» Supplied material:
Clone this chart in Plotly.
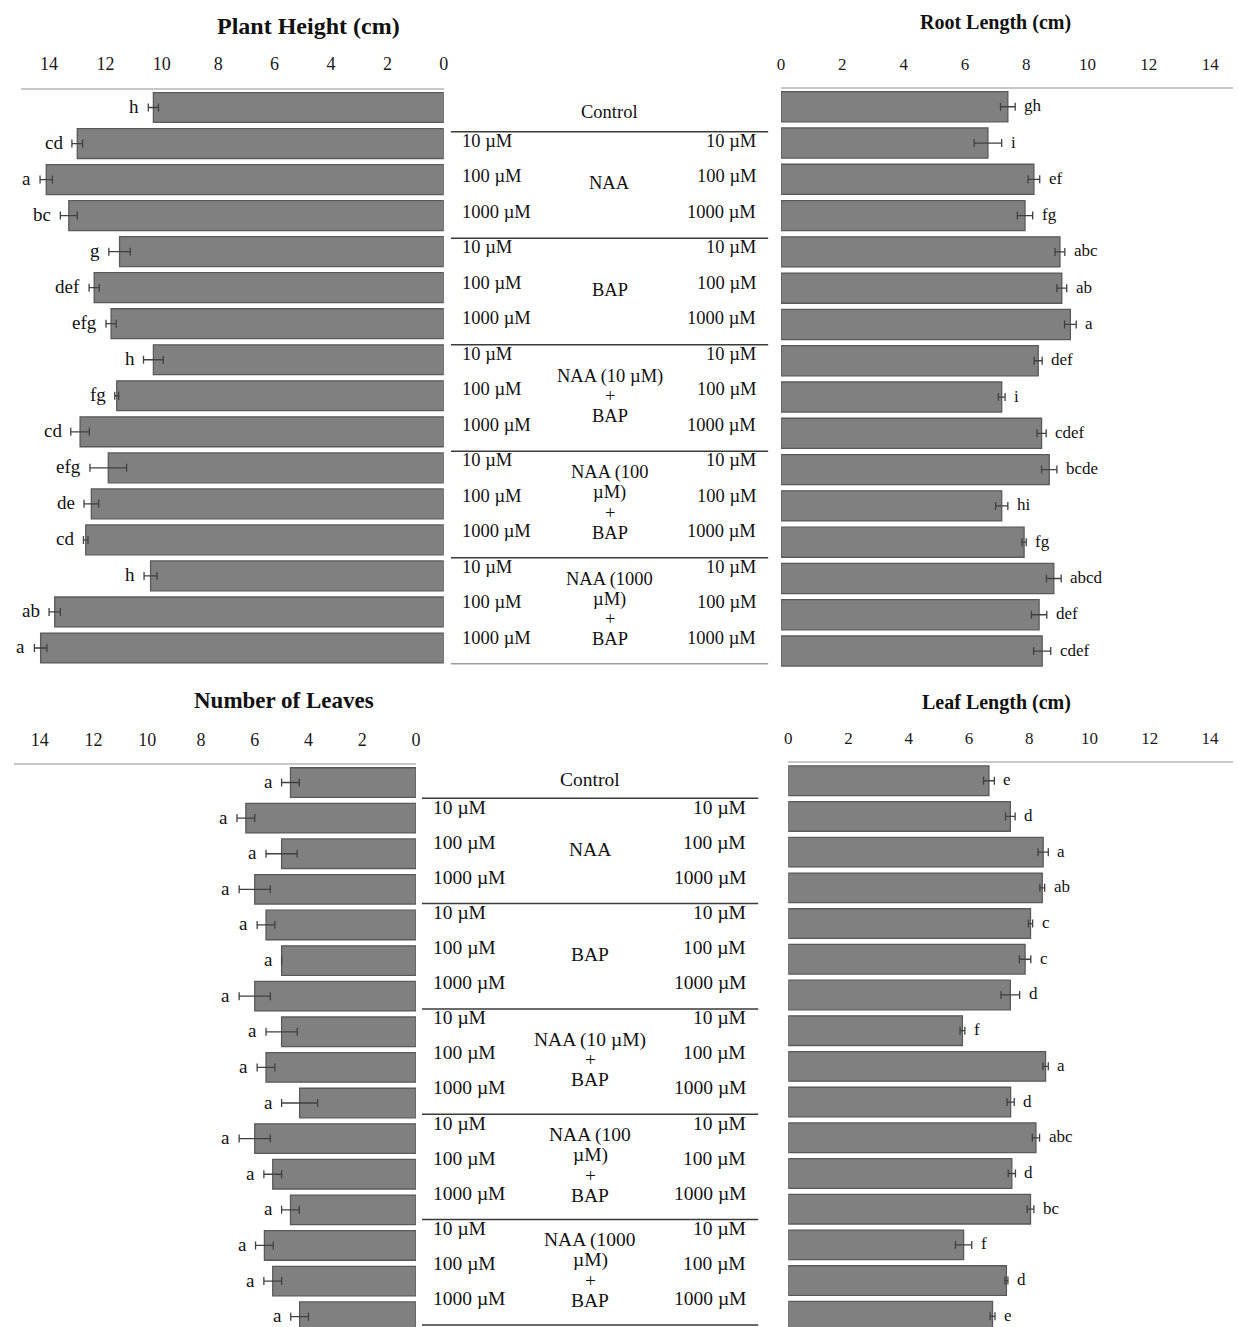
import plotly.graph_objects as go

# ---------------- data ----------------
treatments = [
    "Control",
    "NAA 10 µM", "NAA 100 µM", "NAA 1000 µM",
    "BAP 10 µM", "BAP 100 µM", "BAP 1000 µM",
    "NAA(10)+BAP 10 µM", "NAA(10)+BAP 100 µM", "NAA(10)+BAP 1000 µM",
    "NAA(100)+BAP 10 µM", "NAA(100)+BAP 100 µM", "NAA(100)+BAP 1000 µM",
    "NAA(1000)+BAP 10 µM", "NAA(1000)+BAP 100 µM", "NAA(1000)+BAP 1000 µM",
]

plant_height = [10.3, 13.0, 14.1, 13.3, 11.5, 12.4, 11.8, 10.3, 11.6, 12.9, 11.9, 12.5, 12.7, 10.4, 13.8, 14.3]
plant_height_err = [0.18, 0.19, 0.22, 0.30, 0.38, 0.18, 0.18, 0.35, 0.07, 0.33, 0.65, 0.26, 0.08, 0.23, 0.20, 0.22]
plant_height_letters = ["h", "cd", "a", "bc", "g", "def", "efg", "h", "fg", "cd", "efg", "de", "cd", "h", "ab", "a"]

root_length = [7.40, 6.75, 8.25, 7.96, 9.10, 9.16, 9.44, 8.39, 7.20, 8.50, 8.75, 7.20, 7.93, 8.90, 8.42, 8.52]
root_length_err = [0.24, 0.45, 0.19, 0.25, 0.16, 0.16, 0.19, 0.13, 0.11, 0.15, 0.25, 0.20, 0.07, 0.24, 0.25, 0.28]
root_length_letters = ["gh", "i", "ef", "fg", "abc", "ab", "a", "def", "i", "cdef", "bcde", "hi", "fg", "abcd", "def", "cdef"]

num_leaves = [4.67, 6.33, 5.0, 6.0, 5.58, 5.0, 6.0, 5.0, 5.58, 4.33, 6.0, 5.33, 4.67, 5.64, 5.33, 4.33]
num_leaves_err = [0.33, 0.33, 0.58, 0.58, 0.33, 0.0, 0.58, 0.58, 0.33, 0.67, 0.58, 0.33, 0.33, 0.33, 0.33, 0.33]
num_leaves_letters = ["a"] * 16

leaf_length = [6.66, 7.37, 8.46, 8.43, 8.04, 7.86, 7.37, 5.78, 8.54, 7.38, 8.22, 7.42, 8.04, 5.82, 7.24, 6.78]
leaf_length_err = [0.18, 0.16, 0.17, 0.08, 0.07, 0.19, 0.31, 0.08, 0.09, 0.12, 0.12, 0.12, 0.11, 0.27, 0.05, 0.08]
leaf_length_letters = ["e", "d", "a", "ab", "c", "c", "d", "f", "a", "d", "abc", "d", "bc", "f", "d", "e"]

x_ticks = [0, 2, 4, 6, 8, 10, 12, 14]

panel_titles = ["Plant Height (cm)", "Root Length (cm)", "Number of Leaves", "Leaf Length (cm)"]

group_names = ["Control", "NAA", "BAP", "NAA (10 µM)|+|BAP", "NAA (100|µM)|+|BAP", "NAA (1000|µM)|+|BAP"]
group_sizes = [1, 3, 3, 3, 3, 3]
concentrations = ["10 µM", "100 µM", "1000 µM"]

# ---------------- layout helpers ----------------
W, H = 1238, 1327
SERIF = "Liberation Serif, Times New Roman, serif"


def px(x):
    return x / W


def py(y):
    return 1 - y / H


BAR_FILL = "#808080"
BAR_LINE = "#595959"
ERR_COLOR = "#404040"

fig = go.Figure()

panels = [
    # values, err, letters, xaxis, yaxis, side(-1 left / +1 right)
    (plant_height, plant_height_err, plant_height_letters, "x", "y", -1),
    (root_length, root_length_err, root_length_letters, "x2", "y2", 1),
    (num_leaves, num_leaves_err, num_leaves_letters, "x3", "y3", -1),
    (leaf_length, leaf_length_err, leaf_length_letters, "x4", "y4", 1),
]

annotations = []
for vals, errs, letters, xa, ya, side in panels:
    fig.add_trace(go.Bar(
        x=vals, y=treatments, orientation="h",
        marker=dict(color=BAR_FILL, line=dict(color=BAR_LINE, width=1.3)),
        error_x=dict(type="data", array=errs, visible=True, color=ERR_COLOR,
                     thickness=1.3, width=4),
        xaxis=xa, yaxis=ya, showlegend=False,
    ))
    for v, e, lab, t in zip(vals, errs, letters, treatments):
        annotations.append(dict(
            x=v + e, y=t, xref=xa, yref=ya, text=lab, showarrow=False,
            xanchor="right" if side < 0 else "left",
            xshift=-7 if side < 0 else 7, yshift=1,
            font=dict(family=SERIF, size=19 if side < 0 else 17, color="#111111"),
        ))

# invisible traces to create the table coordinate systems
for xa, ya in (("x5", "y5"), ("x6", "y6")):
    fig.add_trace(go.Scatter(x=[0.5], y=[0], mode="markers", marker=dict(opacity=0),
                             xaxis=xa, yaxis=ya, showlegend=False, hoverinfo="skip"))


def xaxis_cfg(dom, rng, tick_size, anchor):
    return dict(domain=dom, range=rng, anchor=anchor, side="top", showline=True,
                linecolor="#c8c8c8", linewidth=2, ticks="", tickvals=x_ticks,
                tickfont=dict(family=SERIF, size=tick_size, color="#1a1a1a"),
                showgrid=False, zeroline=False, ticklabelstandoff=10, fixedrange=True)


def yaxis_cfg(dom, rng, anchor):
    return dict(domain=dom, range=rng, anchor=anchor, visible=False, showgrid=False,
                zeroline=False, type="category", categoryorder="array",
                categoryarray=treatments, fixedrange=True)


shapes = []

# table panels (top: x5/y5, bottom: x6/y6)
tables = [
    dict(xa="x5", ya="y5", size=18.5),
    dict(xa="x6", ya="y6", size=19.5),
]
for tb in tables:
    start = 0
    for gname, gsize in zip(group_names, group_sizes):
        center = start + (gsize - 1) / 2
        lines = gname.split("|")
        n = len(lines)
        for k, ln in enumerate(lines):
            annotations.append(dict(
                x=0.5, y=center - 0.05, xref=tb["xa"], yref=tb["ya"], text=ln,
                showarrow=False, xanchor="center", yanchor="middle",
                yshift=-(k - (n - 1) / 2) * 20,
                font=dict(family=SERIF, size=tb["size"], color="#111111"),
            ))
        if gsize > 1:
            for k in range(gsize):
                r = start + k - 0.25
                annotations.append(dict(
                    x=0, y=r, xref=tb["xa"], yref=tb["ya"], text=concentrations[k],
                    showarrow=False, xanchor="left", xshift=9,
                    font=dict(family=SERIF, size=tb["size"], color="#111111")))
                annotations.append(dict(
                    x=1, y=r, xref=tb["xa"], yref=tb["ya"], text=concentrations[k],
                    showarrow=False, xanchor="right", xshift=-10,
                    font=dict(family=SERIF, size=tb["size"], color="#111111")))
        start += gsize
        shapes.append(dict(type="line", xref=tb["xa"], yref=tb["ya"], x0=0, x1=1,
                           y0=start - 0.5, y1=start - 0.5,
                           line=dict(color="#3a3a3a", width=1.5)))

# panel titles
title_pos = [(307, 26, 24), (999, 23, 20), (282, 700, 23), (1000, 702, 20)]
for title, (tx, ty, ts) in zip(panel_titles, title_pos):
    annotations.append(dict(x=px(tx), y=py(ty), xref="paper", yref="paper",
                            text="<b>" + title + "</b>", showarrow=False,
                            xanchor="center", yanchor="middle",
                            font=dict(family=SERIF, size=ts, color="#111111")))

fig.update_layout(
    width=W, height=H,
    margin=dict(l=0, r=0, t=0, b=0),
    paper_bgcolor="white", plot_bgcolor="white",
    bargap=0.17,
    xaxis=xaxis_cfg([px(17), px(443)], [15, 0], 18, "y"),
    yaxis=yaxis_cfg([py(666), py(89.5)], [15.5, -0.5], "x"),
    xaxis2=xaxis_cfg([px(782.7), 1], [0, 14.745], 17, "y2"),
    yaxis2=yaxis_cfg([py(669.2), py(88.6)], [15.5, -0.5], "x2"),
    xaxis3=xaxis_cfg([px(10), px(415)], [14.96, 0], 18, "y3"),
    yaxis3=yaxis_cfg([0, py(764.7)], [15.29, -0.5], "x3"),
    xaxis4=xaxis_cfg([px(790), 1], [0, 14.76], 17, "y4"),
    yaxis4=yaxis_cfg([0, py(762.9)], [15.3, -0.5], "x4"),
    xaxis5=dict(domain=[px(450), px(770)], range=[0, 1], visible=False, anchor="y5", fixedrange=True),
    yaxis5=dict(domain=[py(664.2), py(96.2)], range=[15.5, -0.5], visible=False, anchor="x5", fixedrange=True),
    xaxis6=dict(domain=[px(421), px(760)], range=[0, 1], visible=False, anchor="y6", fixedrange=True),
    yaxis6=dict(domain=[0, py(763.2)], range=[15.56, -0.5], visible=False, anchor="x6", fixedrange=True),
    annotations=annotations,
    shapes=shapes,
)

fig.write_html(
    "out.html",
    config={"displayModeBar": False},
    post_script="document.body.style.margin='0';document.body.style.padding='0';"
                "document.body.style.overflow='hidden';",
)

» Task details:
Pictures stay out. Print the data exactly, from its first line through the line containing "import plotly.graph_objects as go".

» Written answer:
Clone this chart in Plotly.
import plotly.graph_objects as go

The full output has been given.